Une vidéo possède à la fois un échantillonnage spatial (au sein d’une même image) mais aussi un échantillonnage temporel lié au nombres d’images acquises par seconde. En général, la fréquence d’échantillonnage temporelle est de 25 Hz, donc tout phénomène plus rapide que 12,5 Hz peut engendrer des effets étranges, comme sur la vidéo ci-dessous.

Théorème de l’échantillonnage#

Le théorème de l’échantillonnage a été formulé différemment et souvent indépendamment par plusieurs scientifiques : Whittaker (1915), Nyquist (1928), Kotelnikov (1933), Raabe (1939) et Someya (1949), mais c’est surtout à Shannon (1948) que ce théorème est attribué.
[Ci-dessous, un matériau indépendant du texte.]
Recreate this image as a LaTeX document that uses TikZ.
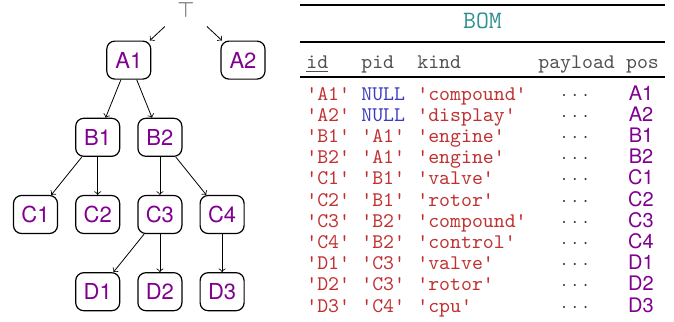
\documentclass[tikz,border=0pt]{standalone}
\usepackage{fontspec}
\setsansfont{TeX Gyre Heros}
\usepackage{xcolor}
\usepackage{tikz}
\usetikzlibrary{positioning}
\usetikzlibrary{calc}
\definecolor{strred}{HTML}{C03030}
\definecolor{nullblue}{HTML}{3B3BC0}
\definecolor{pospurple}{HTML}{800090}
\definecolor{bomteal}{HTML}{2F9090}
\definecolor{hdrgray}{HTML}{505050}
\newcommand{\q}[1]{\textcolor{strred}{\textquotesingle#1\textquotesingle}}
\newcommand{\nul}{\textcolor{nullblue}{NULL}}
\newcommand{\dotsgap}{$\cdot$\hspace{2.6pt}$\cdot$\hspace{2.6pt}$\cdot$}

\begin{document}
\begin{tikzpicture}[x=1pt,y=1pt,node distance=19pt and 8.5pt,
  part/.style={draw,rounded corners=4pt,line width=0.6pt,minimum width=22pt,minimum height=19pt,inner sep=0pt,font=\fontsize{11}{13}\selectfont\sffamily,text=pospurple},
  cell/.style={anchor=base west,inner sep=0pt,font=\fontsize{10.4}{12}\selectfont\ttfamily},
  poscell/.style={anchor=base,inner sep=0pt,font=\fontsize{10}{12}\selectfont\sffamily,text=pospurple}]
\useasboundingbox (0,0) rectangle (337,-160.5);
% tree of parts
\node[part] (C1) at (17.75,-107.25) {C1};
\node[part] (C2) [right=of C1] {C2};
\node[part] (C3) [right=of C2] {C3};
\node[part] (C4) [right=of C3] {C4};
\node[part] (B1) [above=of C2] {B1};
\node[part] (B2) [above=of C3] {B2};
\node[part] (D1) [below=of C2] {D1};
\node[part] (D2) [below=of C3] {D2};
\node[part] (D3) [below=of C4] {D3};
\node[part] (A1) [above=of $(B1.north)!0.5!(B2.north)$] {A1};
\node[part] (A2) [right=34.5pt of A1] {A2};
\node[part,draw=none,text=black!70] (top) [above=7pt of $(A1.north)!0.5!(A2.north)$] {\raisebox{-5.5pt}[0pt][0pt]{$\top$}};
\path[->]
    (top) edge (A1)
    (top) edge (A2)
    (A1) edge (B1)
    (A1) edge (B2)
    (B1) edge (C1)
    (B1) edge (C2)
    (B2) edge (C3)
    (B2) edge (C4)
    (C3) edge (D1)
    (C3) edge (D2)
    (C4) edge (D3);
% table
\draw[line width=1.2pt] (150,-2.5) -- (332.5,-2.5);
\node[cell,anchor=base,text=bomteal,font=\fontsize{12.5}{14}\selectfont\ttfamily] (bom) at (241.25,-14.2) {BOM};
\draw[line width=0.6pt] (150,-21) -- (332.5,-21);
\node[cell,text=hdrgray] (h-id) at (153,-34) {\underline{id}};
\node[cell,text=hdrgray] (h-pid) at (180.5,-34) {pid};
\node[cell,text=hdrgray] (h-kind) at (208.5,-34) {kind};
\node[cell,text=hdrgray] (h-payload) at (269,-34) {payload};
\node[cell,anchor=base,text=hdrgray] (h-pos) at (321.25,-34) {pos};
\draw[line width=0.6pt] (150,-38.5) -- (332.5,-38.5);
\foreach \id/\pid/\kind [count=\i from 0] in {A1/\nul/compound,A2/\nul/display,
    B1/\q{A1}/engine,B2/\q{A1}/engine,C1/\q{B1}/valve,C2/\q{B1}/rotor,
    C3/\q{B2}/compound,C4/\q{B2}/control,D1/\q{C3}/valve,D2/\q{C3}/rotor,D3/\q{C4}/cpu}{
  \node[cell] (id-\i) at (153,-50-10.6*\i) {\q{\id}};
  \node[cell] (pid-\i) at (180.5,-50-10.6*\i) {\pid};
  \node[cell] (kind-\i) at (208.5,-50-10.6*\i) {\q{\kind}};
  \node[anchor=base,inner sep=0pt,text=black!80,font=\fontsize{10}{12}\selectfont] (dots-\i) at (287.5,-50-10.6*\i) {\dotsgap};
  \node[poscell] (pos-\i) at (320.5,-50-10.6*\i) {\id};
}
\end{tikzpicture}
\end{document}
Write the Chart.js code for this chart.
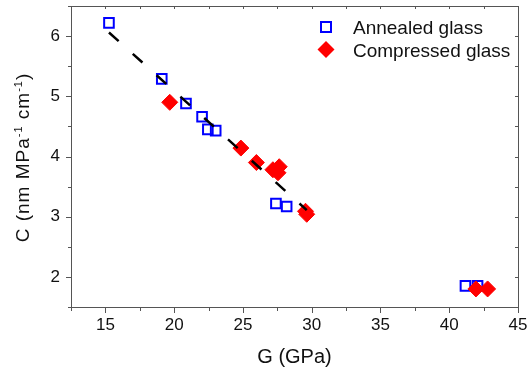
<!DOCTYPE html>
<html>
<head>
<meta charset="utf-8">
<script src="https://cdn.jsdelivr.net/npm/chart.js@4.4.1/dist/chart.umd.min.js"></script>
<style>
html, body { margin: 0; padding: 0; background: #fff; }
</style>
</head>
<body>
<canvas id="chart" width="528" height="367"></canvas>
<script>
var annealedG   = [15.26, 19.10, 20.86, 22.03, 22.45, 23.02, 27.40, 28.18, 41.18, 42.06];
var annealedC   = [6.22, 5.29, 4.88, 4.66, 4.45, 4.43, 3.22, 3.17, 1.85, 1.85];
var compressedG = [19.68, 24.85, 25.98, 27.18, 27.64, 27.55, 29.64, 29.55, 41.94, 42.79];
var compressedC = [4.90, 4.14, 3.90, 3.78, 3.83, 3.73, 3.04, 3.09, 1.80, 1.80];
var fitG = [15.26, 29.64];
var fitC = [6.06, 3.11];
var xTicks = [15, 20, 25, 30, 35, 40, 45];
var yTicks = [2, 3, 4, 5, 6];
var legendLabels = ["Annealed glass", "Compressed glass"];

var FONT = "'Liberation Sans', Arial, sans-serif";
var AXIS = "#555555";

function pts(xs, ys) {
    return xs.map(function (x, i) { return { x: x, y: ys[i] }; });
}

function noPad(s) {
    s.paddingTop = 0; s.paddingBottom = 0; s.paddingLeft = 0; s.paddingRight = 0;
}

// frame, major/minor ticks on all four sides, y title, legend
var frameTicks = {
    id: 'frameTicks',
    afterDraw: function (chart) {
        var ctx = chart.ctx;
        var sx = chart.scales.x, sy = chart.scales.y;
        var L = Math.round(sx.left), R = Math.round(sx.right);
        var T = Math.round(sy.top), B = Math.round(sy.bottom);
        ctx.save();
        ctx.fillStyle = AXIS;
        ctx.fillRect(L, T, R - L, 1);
        ctx.fillRect(L, B, R - L + 1, 1);
        ctx.fillRect(L, T, 1, B - T);
        ctx.fillRect(R, T, 1, B - T + 1);
        var i, v, px, py, major;
        for (i = 0; i <= 13; i++) {
            v = 12.5 + i * 2.5;
            px = Math.round(sx.getPixelForValue(v));
            major = xTicks.indexOf(v) >= 0;
            ctx.fillRect(px, B, 1, major ? 6 : 4);
            ctx.fillRect(px, T, 1, 3);
        }
        for (i = 0; i <= 10; i++) {
            v = 1.5 + i * 0.5;
            py = Math.round(sy.getPixelForValue(v));
            major = yTicks.indexOf(v) >= 0;
            ctx.fillRect(L - (major ? 5 : 3), py, major ? 5 : 3, 1);
            ctx.fillRect(R - 3, py, 3, 1);
        }
        ctx.restore();

        // y title with superscripts
        var parts = [["C (nm MPa", false], ["-1", true], [" cm", false], ["-1", true], [")", false]];
        ctx.save();
        ctx.translate(29, 157.5);
        ctx.rotate(-Math.PI / 2);
        ctx.fillStyle = "#111";
        ctx.textAlign = "left";
        ctx.textBaseline = "alphabetic";
        if ('letterSpacing' in ctx) ctx.letterSpacing = "1px";
        var total = 0;
        parts.forEach(function (p) {
            ctx.font = (p[1] ? "11px " : "19px ") + FONT;
            p.w = ctx.measureText(p[0]).width;
            total += p.w;
        });
        var cx = -total / 2;
        parts.forEach(function (p) {
            ctx.font = (p[1] ? "11px " : "19px ") + FONT;
            ctx.fillText(p[0], cx, p[1] ? -7 : 0);
            cx += p.w;
        });
        ctx.restore();

        // legend
        ctx.save();
        ctx.strokeStyle = "#0000ff";
        ctx.lineWidth = 2;
        ctx.strokeRect(321, 22, 10, 10);
        ctx.fillStyle = "#ff0000";
        ctx.beginPath();
        ctx.moveTo(326, 41); ctx.lineTo(334.5, 49.5); ctx.lineTo(326, 58); ctx.lineTo(317.5, 49.5);
        ctx.closePath(); ctx.fill();
        ctx.fillStyle = "#111";
        ctx.font = "19px " + FONT;
        ctx.textAlign = "left";
        ctx.textBaseline = "alphabetic";
        ctx.fillText(legendLabels[0], 353, 33.5);
        ctx.fillText(legendLabels[1], 353, 57);
        ctx.restore();
    }
};

var chart = new Chart(document.getElementById("chart"), {
    type: 'scatter',
    data: {
        datasets: [
            {
                label: "Fit",
                type: 'line',
                data: pts(fitG, fitC),
                borderColor: "#000",
                borderWidth: 2.5,
                borderDash: [13, 19],
                pointRadius: 0,
                showLine: true,
                fill: false,
                order: 0
            },
            {
                label: legendLabels[1],
                data: pts(compressedG, compressedC),
                pointStyle: 'rectRot',
                pointRadius: 8,
                backgroundColor: "#ff0000",
                borderColor: "#ff0000",
                borderWidth: 1,
                order: 1
            },
            {
                label: legendLabels[0],
                data: pts(annealedG, annealedC),
                pointStyle: 'rect',
                pointRadius: 6.8,
                backgroundColor: "rgba(0,0,0,0)",
                borderColor: "#0000ff",
                borderWidth: 2,
                order: 2
            }
        ]
    },
    options: {
        responsive: false,
        animation: false,
        layout: { autoPadding: false, padding: { left: 0, right: 10, top: 6, bottom: 0 } },
        plugins: { legend: { display: false }, tooltip: { enabled: false } },
        scales: {
            x: {
                type: 'linear',
                min: 12.5,
                max: 45,
                afterBuildTicks: function (s) { s.ticks = xTicks.map(function (v) { return { value: v }; }); },
                afterFit: function (s) { s.height = 60; noPad(s); },
                grid: { display: false, drawTicks: false },
                border: { display: false },
                ticks: { color: "#111", padding: 8, maxRotation: 0, font: { family: FONT, size: 17 } },
                title: { display: true, text: "G (GPa)", color: "#111", padding: { top: 0, bottom: 0 },
                         font: { family: FONT, size: 20, lineHeight: 1 } }
            },
            y: {
                type: 'linear',
                min: 1.5,
                max: 6.5,
                afterBuildTicks: function (s) { s.ticks = yTicks.map(function (v) { return { value: v }; }); },
                afterFit: function (s) { s.width = 71; noPad(s); },
                grid: { display: false, drawTicks: false },
                border: { display: false },
                ticks: { color: "#111", padding: 11, font: { family: FONT, size: 17 } }
            }
        }
    },
    plugins: [frameTicks]
});
</script>
</body>
</html>
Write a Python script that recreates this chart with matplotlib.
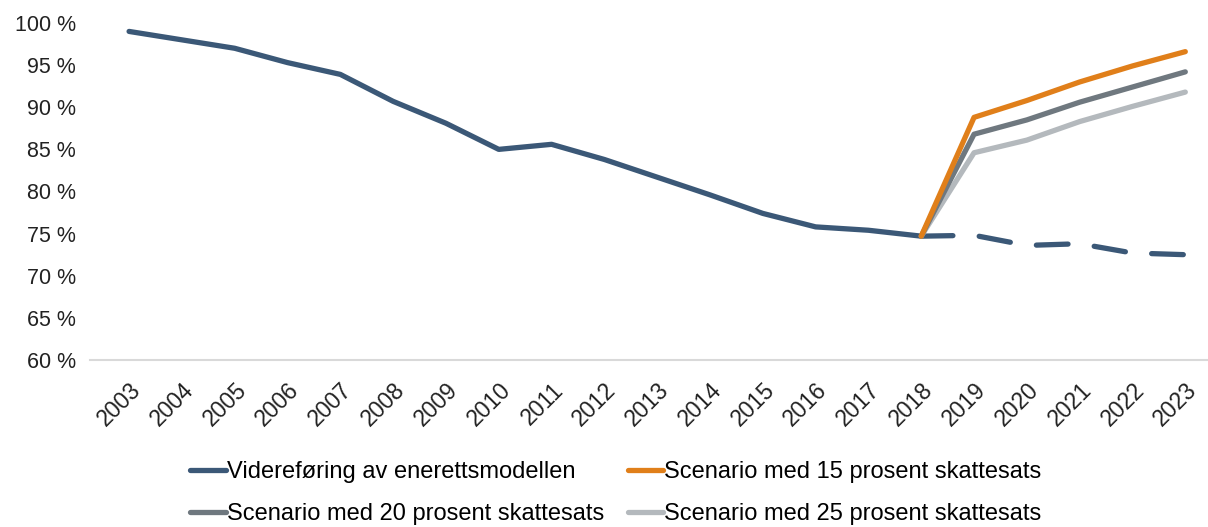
import matplotlib.pyplot as plt

plt.rcParams['font.family'] = ['Liberation Sans', 'DejaVu Sans']

years = [str(y) for y in range(2003, 2024)]

# historical + continuation of monopoly model (solid until 2018, dashed after)
hist = [99.0, 98.0, 97.0, 95.3, 93.9, 90.7, 88.1, 85.0, 85.6, 83.8,
        81.7, 79.6, 77.4, 75.8, 75.4, 74.7]
cont = [74.7, 74.8, 73.6, 73.8, 72.7, 72.5]

# scenarios 2018-2023
s15 = [74.7, 88.8, 90.8, 93.0, 94.9, 96.6]
s20 = [74.7, 86.8, 88.5, 90.6, 92.4, 94.2]
s25 = [74.7, 84.6, 86.1, 88.3, 90.1, 91.8]

yticks = [60, 65, 70, 75, 80, 85, 90, 95, 100]

c_blue = '#3B5877'
c_orange = '#E07F1A'
c_gray = '#6F787F'
c_light = '#B4B9BD'

fig = plt.figure(figsize=(12.08, 5.27), dpi=100)
ax = fig.add_axes([90 / 1208, 1 - 360 / 527, 1118 / 1208, 337 / 527])

x_hist = list(range(len(hist)))
x_fut = list(range(len(hist) - 1, len(years)))
lw = 3.8

ax.plot(x_hist, hist, color=c_blue, lw=lw, solid_capstyle='round',
        label='Videreføring av enerettsmodellen')
ax.plot(x_fut, cont, color=c_blue, lw=lw, dashes=(6, 5), dash_capstyle='round')
ax.plot(x_fut, s25, color=c_light, lw=lw, solid_capstyle='round',
        label='Scenario med 25 prosent skattesats')
ax.plot(x_fut, s20, color=c_gray, lw=lw, solid_capstyle='round',
        label='Scenario med 20 prosent skattesats')
ax.plot(x_fut, s15, color=c_orange, lw=lw, solid_capstyle='round',
        label='Scenario med 15 prosent skattesats')

ax.set_ylim(60, 100)
ax.set_xlim(-0.74, 20.43)
ax.set_yticks(yticks)
ax.set_yticklabels([f'{v} %' for v in yticks], fontsize=15.5, color='#222222')
ax.set_xticks(range(len(years)))
ax.set_xticklabels(years, rotation=45, ha='right', rotation_mode='anchor',
                   fontsize=16.5, color='#222222')
ax.tick_params(length=0)
ax.tick_params(axis='y', pad=10)
ax.tick_params(axis='x', pad=13)

for s in ['top', 'right', 'left']:
    ax.spines[s].set_visible(False)
ax.spines['bottom'].set_color('#D9D9D9')
ax.spines['bottom'].set_linewidth(1.5)

handles, labels = ax.get_legend_handles_labels()
order = [0, 2, 3, 1]
fig.legend([handles[i] for i in order], [labels[i] for i in order],
           loc='upper center', bbox_to_anchor=(0.51, 1 - 440 / 527), ncol=2,
           frameon=False, fontsize=17, handlelength=1.5, handletextpad=0.05,
           columnspacing=1.0, labelspacing=0.85)

fig.savefig('out.png', dpi=100)
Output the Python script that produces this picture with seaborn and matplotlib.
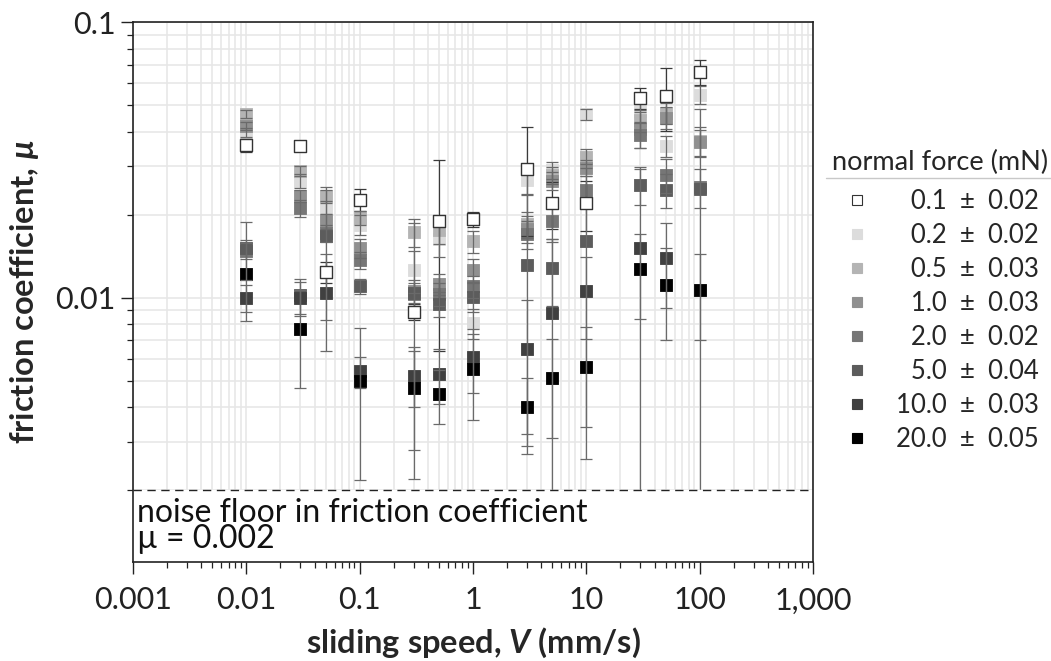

Il peut s’énoncer ainsi : si un signal analogique \(x(t)\) de fréquence maximale \(f_\mathrm{max}\) est échantillonné à une fréquence \(f_e > 2f_\mathrm{max}\), alors \(x(t)\) peut être exactement reconstruit à partir de ses échantillons à l’aide d’une interpolation par sinus cardinal :

\[ \tilde{x}(t) = \sum_{n=-\infty}^{+\infty} x\left(\frac{n}{f_e}\right) \mathrm{sinc} \left(f_e\left(t-\frac{n}{f_e}\right)\right). \]

En pratique, la reconstruction n’est pas parfaite car il faut une somme infinie de termes dans la somme et des instants d’échantillonnage très précis. Aussi il est souvent préférable de choisir \(f_e \gg 2 f_\mathrm{max}\).